Teenagers From the Future: Essays on the Legion of Super-Heroes edited by Timothy Callahan - To be honest, this book has been sitting on my shelves for some years now, but I can’t remember if I’ve read it before or not. That said… I have been a fan of the Legion of Super-Heroes since forever, ever since my dad showed me a comic that he’d bought, Adventure Comics #247, that had Cosmic Boy, Saturn Girl and Lightning Lad induct Superboy into the Legion (cover dated 1958). This book, edited by an obvious Legion fan, is a collection of some eighteen essays (twenty, if you count the preface and epilogue) on the Legion of Super-Heroes. These essays range from studies of specific elements (fashion, utopian architecture, homosexuality) to literary criticism of the books' various eras, sometimes exposing some very interesting, even surprising themes.
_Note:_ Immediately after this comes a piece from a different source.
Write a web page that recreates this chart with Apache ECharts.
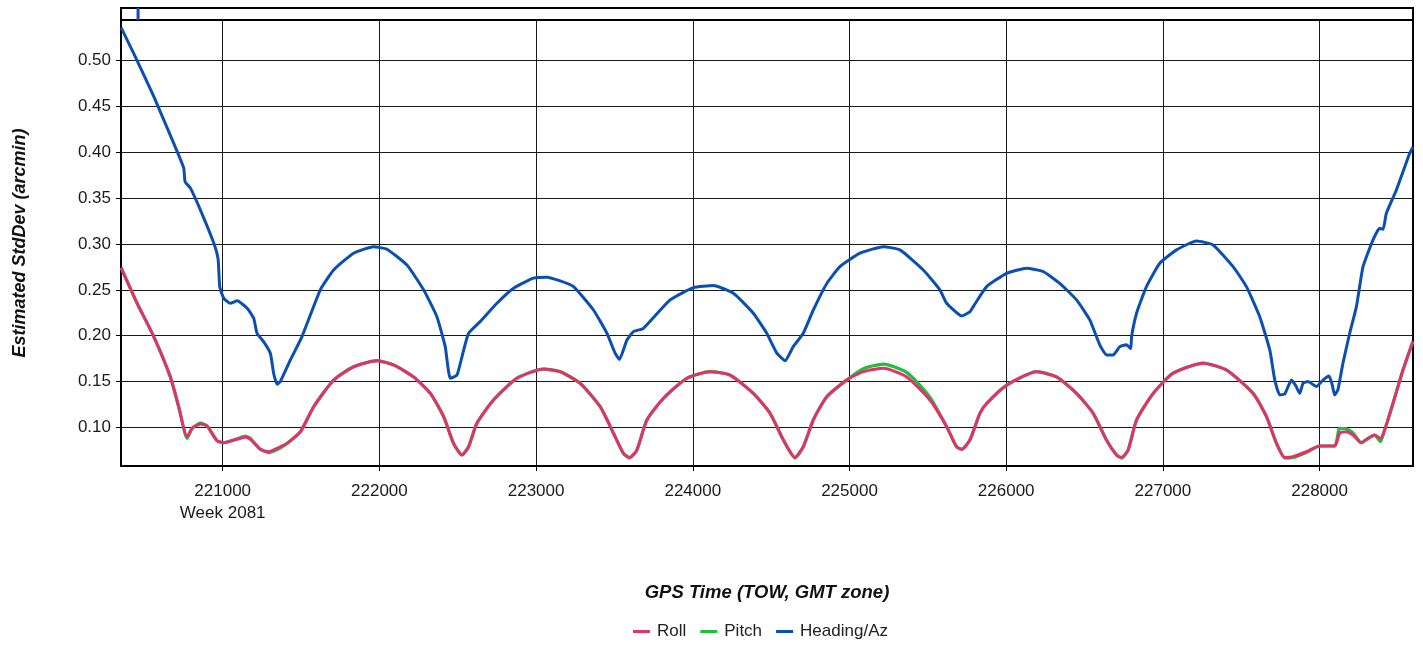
<!DOCTYPE html>
<html><head><meta charset="utf-8">
<script src="https://cdn.jsdelivr.net/npm/echarts@6/dist/echarts.min.js"></script>
<style>html,body{margin:0;padding:0;background:#fff}#c{width:1423px;height:648px}</style>
</head><body><div id="c"></div>
<script>
const rollTime = [220352,220454,220560,220666,220719,220773,220805,220858,220900,220964,221006,221092,221145,221177,221240,221293,221368,221411,221496,221581,221708,221835,221985,222091,222218,222325,222410,222473,222527,222569,222622,222728,222877,223047,223154,223281,223409,223494,223557,223596,223643,223707,223813,223962,224110,224238,224386,224493,224578,224652,224705,224769,224855,224982,225088,225216,225365,225513,225620,225683,225716,225768,225832,225875,226003,226194,226321,226449,226555,226640,226704,226736,226778,226832,226938,227065,227257,227406,227576,227661,227725,227778,227831,227916,228001,228096,228128,228170,228213,228266,228309,228351,228388,228415,228468,228532,228596];
const rollValues = [0.274,0.2353,0.199,0.155,0.1225,0.0897,0.0989,0.1036,0.1015,0.0854,0.0832,0.0869,0.0891,0.0869,0.076,0.0734,0.0788,0.0825,0.0952,0.1225,0.1516,0.166,0.1727,0.168,0.155,0.137,0.1116,0.0825,0.0698,0.0788,0.1044,0.1298,0.1535,0.1636,0.1607,0.148,0.1225,0.0935,0.0716,0.0672,0.0752,0.108,0.1317,0.1535,0.1607,0.157,0.137,0.1153,0.0861,0.0672,0.0788,0.108,0.1334,0.1516,0.1607,0.1644,0.155,0.1298,0.1007,0.0788,0.076,0.0861,0.1153,0.126,0.146,0.1607,0.155,0.137,0.1153,0.0861,0.0698,0.0672,0.0752,0.108,0.137,0.159,0.17,0.1625,0.137,0.1116,0.0825,0.0672,0.068,0.0734,0.0796,0.0796,0.0935,0.0952,0.0916,0.0832,0.0879,0.0916,0.0879,0.097,0.126,0.1625,0.194];
const pitchValues = [0.274,0.2353,0.199,0.155,0.1225,0.088,0.0989,0.1045,0.1015,0.0854,0.0832,0.0875,0.0905,0.088,0.076,0.0725,0.0775,0.0825,0.0952,0.1225,0.1516,0.166,0.1727,0.168,0.155,0.137,0.1116,0.0825,0.0698,0.0788,0.1044,0.1298,0.1535,0.1636,0.1607,0.148,0.1225,0.0935,0.0716,0.0665,0.0752,0.108,0.1317,0.1535,0.1607,0.157,0.137,0.1153,0.0861,0.0665,0.0788,0.108,0.1334,0.1516,0.164,0.169,0.16,0.133,0.1007,0.0788,0.076,0.0861,0.1153,0.126,0.146,0.1607,0.155,0.137,0.1153,0.0861,0.0698,0.0665,0.0752,0.108,0.137,0.159,0.17,0.1625,0.137,0.1116,0.0825,0.0665,0.067,0.0725,0.0796,0.0796,0.099,0.0985,0.094,0.0832,0.0879,0.0916,0.0845,0.097,0.126,0.1625,0.194];
const headingTime = [220352,220432,220560,220687,220751,220760,220794,220858,220943,220971,220981,221006,221049,221092,221156,221198,221219,221261,221304,221325,221347,221368,221432,221506,221623,221708,221835,221963,222048,222176,222282,222367,222420,222452,222495,222527,222569,222643,222750,222856,222983,223069,223154,223239,223366,223452,223504,223532,223579,223621,223685,223855,224004,224131,224259,224386,224472,224536,224589,224641,224705,224769,224855,224939,225067,225216,225322,225471,225577,225620,225716,225768,225790,225875,226003,226130,226236,226342,226449,226534,226597,226640,226682,226725,226767,226795,226800,226832,226895,226980,227087,227214,227320,227448,227533,227618,227682,227714,227746,227778,227820,227849,227873,227894,227926,227980,228022,228060,228081,228096,228117,228149,228192,228235,228277,228341,228383,228405,228426,228490,228575,228596];
const headingValues = [0.536,0.508,0.461,0.41,0.383,0.368,0.361,0.337,0.301,0.283,0.2535,0.241,0.2353,0.238,0.23,0.219,0.2026,0.1935,0.1808,0.159,0.147,0.15,0.1735,0.199,0.25,0.2717,0.29,0.297,0.2943,0.277,0.25,0.2207,0.188,0.1535,0.157,0.177,0.2026,0.2153,0.2353,0.2517,0.2627,0.2638,0.2597,0.2535,0.228,0.2026,0.181,0.174,0.195,0.2044,0.208,0.239,0.2524,0.2546,0.2463,0.2245,0.2026,0.181,0.1727,0.188,0.2026,0.228,0.257,0.2753,0.29,0.297,0.2936,0.2717,0.25,0.2353,0.2215,0.226,0.2317,0.2535,0.268,0.2736,0.27,0.257,0.239,0.217,0.19,0.179,0.179,0.188,0.19,0.186,0.199,0.2245,0.2535,0.279,0.2936,0.3034,0.299,0.2753,0.2535,0.2207,0.1844,0.1516,0.1353,0.1365,0.1516,0.145,0.137,0.148,0.15,0.1445,0.1516,0.156,0.146,0.1353,0.141,0.17,0.2026,0.2317,0.2753,0.3045,0.3172,0.316,0.3336,0.359,0.399,0.406];
const headingStripTime = [220460, 220460];
const headingStripValues = [0, 1];
const xTicks = [221000,222000,223000,224000,225000,226000,227000,228000];
const yTicks = [0.10,0.15,0.20,0.25,0.30,0.35,0.40,0.45,0.50];
const weekTick = 221000;
const weekLabel = 'Week 2081';
const xRange = [220351, 228596];
const yRange = [0.0578, 0.5444];

const FONT = "'Liberation Sans', Arial, sans-serif";
const C_ROLL = '#e0336c', C_PITCH = '#1fbf3c', C_HEAD = '#0b4fb2';
const pair = (xs, ys) => xs.map((x, i) => [x, ys[i]]);

const chart = echarts.init(document.getElementById('c'), null, {renderer: 'canvas'});
chart.setOption({
  animation: false,
  backgroundColor: '#fff',
  grid: [
    {left: 121, right: 10, top: 20, bottom: 182, show: true, borderColor: '#000', borderWidth: 2, containLabel: false},
    {left: 121, right: 10, top: 8, height: 12, show: true, borderColor: '#000', borderWidth: 2, containLabel: false}
  ],
  legend: {
    data: ['Roll', 'Pitch', 'Heading/Az'],
    bottom: 3, left: 628,
    icon: 'rect', itemWidth: 17, itemHeight: 3, itemGap: 14,
    textStyle: {fontFamily: FONT, fontSize: 17, color: '#222', padding: [0, 0, 0, 2]}
  },
  xAxis: [{
    type: 'value', gridIndex: 0, min: xRange[0], max: xRange[1],
    name: 'GPS Time (TOW, GMT zone)', nameLocation: 'middle', nameGap: 117,
    nameTextStyle: {fontFamily: FONT, fontSize: 18.5, fontWeight: 'bold', fontStyle: 'italic', color: '#111'},
    axisLine: {show: true, lineStyle: {color: '#000', width: 2}},
    axisTick: {show: true, length: 5, lineStyle: {color: '#000', width: 1}, customValues: xTicks},
    axisLabel: {customValues: xTicks, fontFamily: FONT, fontSize: 17, color: '#1a1a1a', margin: 14, lineHeight: 22,
      formatter: v => v === weekTick ? String(v) + '\n' + weekLabel : String(v)},
    splitLine: {show: true, lineStyle: {color: '#1a1a1a', width: 1}}
  }, {
    type: 'value', gridIndex: 1, min: xRange[0], max: xRange[1], show: false
  }],
  yAxis: [{
    type: 'value', gridIndex: 0, min: yRange[0], max: yRange[1],
    name: 'Estimated StdDev (arcmin)', nameLocation: 'middle', nameGap: 92,
    nameTextStyle: {fontFamily: FONT, fontSize: 18, fontWeight: 'bold', fontStyle: 'italic', color: '#111'},
    axisLine: {show: true, lineStyle: {color: '#000', width: 2}},
    axisTick: {show: true, length: 5, lineStyle: {color: '#000', width: 1}, customValues: yTicks},
    axisLabel: {customValues: yTicks, fontFamily: FONT, fontSize: 17, color: '#1a1a1a', margin: 10,
      formatter: v => v.toFixed(2)},
    splitLine: {show: true, lineStyle: {color: '#1a1a1a', width: 1}}
  }, {
    type: 'value', gridIndex: 1, min: 0, max: 1, show: false
  }],
  series: [
    {name: 'Roll', type: 'line', xAxisIndex: 0, yAxisIndex: 0, data: pair(rollTime, rollValues),
      showSymbol: false, smooth: 0.2, z: 4, lineStyle: {color: C_ROLL, width: 3}, itemStyle: {color: C_ROLL}},
    {name: 'Pitch', type: 'line', xAxisIndex: 0, yAxisIndex: 0, data: pair(rollTime, pitchValues),
      showSymbol: false, smooth: 0.2, z: 3, lineStyle: {color: C_PITCH, width: 3.2}, itemStyle: {color: C_PITCH}},
    {name: 'Heading/Az', type: 'line', xAxisIndex: 0, yAxisIndex: 0, data: pair(headingTime, headingValues),
      showSymbol: false, smooth: 0.15, z: 5, lineStyle: {color: C_HEAD, width: 3}, itemStyle: {color: C_HEAD}},
    {name: 'Heading/Az', type: 'line', xAxisIndex: 1, yAxisIndex: 1, data: pair(headingStripTime, headingStripValues),
      showSymbol: false, z: 5, lineStyle: {color: C_HEAD, width: 3}, itemStyle: {color: C_HEAD}}
  ]
});
</script></body></html>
One thing that shines through in the book as a whole is how the Legion is/was so often in the avant-garde of superhero comics, doing first what we have taken later for granted. It’s an interesting read, though could have used a bit more proofreading in places, but is well organized by the editor who somehow ensured the essays fit the Legion’s actual publication history. My only problem with the book is that someone with very little or no knowledge of the Legion might not be able to follow these essays. That said, it is a fascinating read and sheds much light on some aspects of the Legion of Super-Heroes and its writers and editors that many comics readers may not know about. Highly recommended.
Overall, I managed to read 12 novels, 2 RPGs and RPG product, 3 magazines, 3 comics, and 0 graphic novels in April. This brings the year total in 2019 to a set of numbers that look like this: 28 books, 6 RPGs and RPG products, 8 magazines, 83 comics, and 0 graphic novels.